Brett Woodifield
- Born: 15 March 1976 (age 50) Gawler, South Australia, Australia
- Nationality: Australian

Career history

Great Britain
- 1997: Skegness Braves
- 1997: Isle of Wight
- 1998, 2000: Peterborough Panthers
- 1999: Ipswich Witches
- 2001: Trelawny Tigers
- 2003: Rye House Rockets
- 2004: Workington Comets

Sweden
- 1996, 2001: Getingarna

Team honours
- 1998: Premier League winner
- 1998: Premier League Pairs winner
- 1998: Premier League Four-Team Championship

= Brett Woodifield =

Australian speedway rider

Brett Wayne Woodifield (born 15 March 1976) is a former motorcycle speedway rider from Australia.

== Career ==
Woodifield started his British leagues career during the 1997 Premier League speedway season, where he rode for Skegness Braves and the Isle of Wight Islanders, following the former's withdrawal from the league. The following season he signed for Peterborough Panthers and was part of the team that secured a 1998 League title. He was also selected by Peterborough for the Premier League Pairs Championship to partner Glenn Cunningham and the pair won the Championship. He completed a treble as part of the Peterborough four that won the Premier League Four-Team Championship, which was held on 30 August 1998, at the East of England Arena.

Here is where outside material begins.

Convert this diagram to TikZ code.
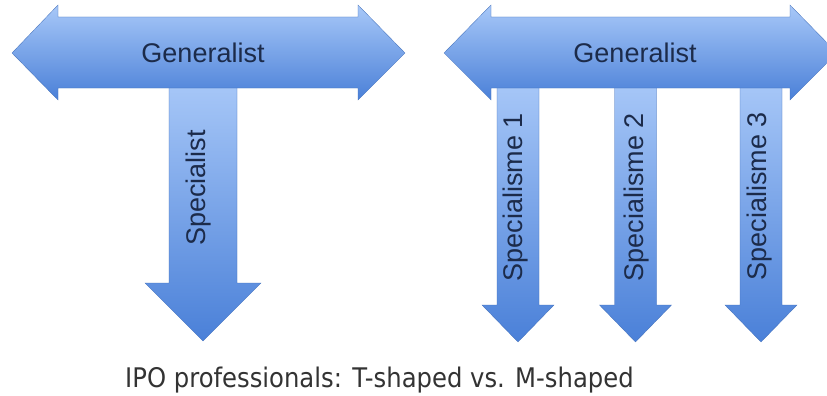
\documentclass[tikz,border=0pt]{standalone}
\usepackage{fontspec}
\setmainfont{Liberation Sans}
\newfontfamily\capfont[FakeStretch=0.9]{DejaVu Sans}
\definecolor{arrowtop}{HTML}{A8C8F8}
\definecolor{arrowbot}{HTML}{4A80D8}
\definecolor{labelblue}{HTML}{1C2B4A}
\definecolor{captiongray}{HTML}{333333}

\begin{document}
\begin{tikzpicture}[x=1pt, y=-1pt,
  arrowfill/.style={top color=arrowtop, bottom color=arrowbot, draw=arrowbot!85!black, line width=0.3pt},
  arrowlabel/.style={text=labelblue, font=\fontsize{27}{32}\selectfont, inner sep=0pt}]
  \useasboundingbox[fill=white] (0,0) rectangle (827,396);

  \shade[arrowfill] (169,80) -- (237,80) -- (237,283) -- (261,283) -- (203,341)
    -- (145,283) -- (169,283) -- cycle;
  \foreach \c in {518,635.5,761} {
    \shade[arrowfill] (\c-21,80) -- (\c+21,80) -- (\c+21,305) -- (\c+36,305) -- (\c,342)
      -- (\c-36,305) -- (\c-21,305) -- cycle;
  }

  \shade[arrowfill] (12,53) -- (58,5) -- (58,17) -- (358,17) -- (358,5) -- (405,53)
    -- (358,100) -- (358,88) -- (58,88) -- (58,100) -- cycle;
  \shade[arrowfill] (444,53) -- (491,5) -- (491,17) -- (790,17) -- (790,5) -- (837,53)
    -- (790,100) -- (790,88) -- (491,88) -- (491,100) -- cycle;

  \node[arrowlabel] (genT) at (203,53) {Generalist};
  \node[arrowlabel] (genM) at (635,53) {Generalist};
  \node[arrowlabel, rotate=90] (specT) at (199,188) {Specialist};
  \node[arrowlabel, rotate=90] (spec1) at (516,197) {Specialisme 1};
  \node[arrowlabel, rotate=90] (spec2) at (637,197) {Specialisme 2};
  \node[arrowlabel, rotate=90] (spec3) at (760,196) {Specialisme 3};

  \node[text=captiongray, font=\capfont\fontsize{27}{32}\selectfont, anchor=base west, inner sep=0pt]
    (caption) at (125,387) {IPO professionals: T-shaped vs. M-shaped};
\end{tikzpicture}
\end{document}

Peterborough moved up to the top division to compete in the 1999 Elite League speedway season, which saw Woodifield leave the club for the season and ride for rivals Ipswich Witches in the same division. He returned to Peterborough for the 2000 season before moving on to Trelawny Tigers in 2001.

Woodifield missed the 2002 British season after being refused a work permit before joining Rye House Rockets for 2003 and then Workington Comets for his final season in Britain in 2004.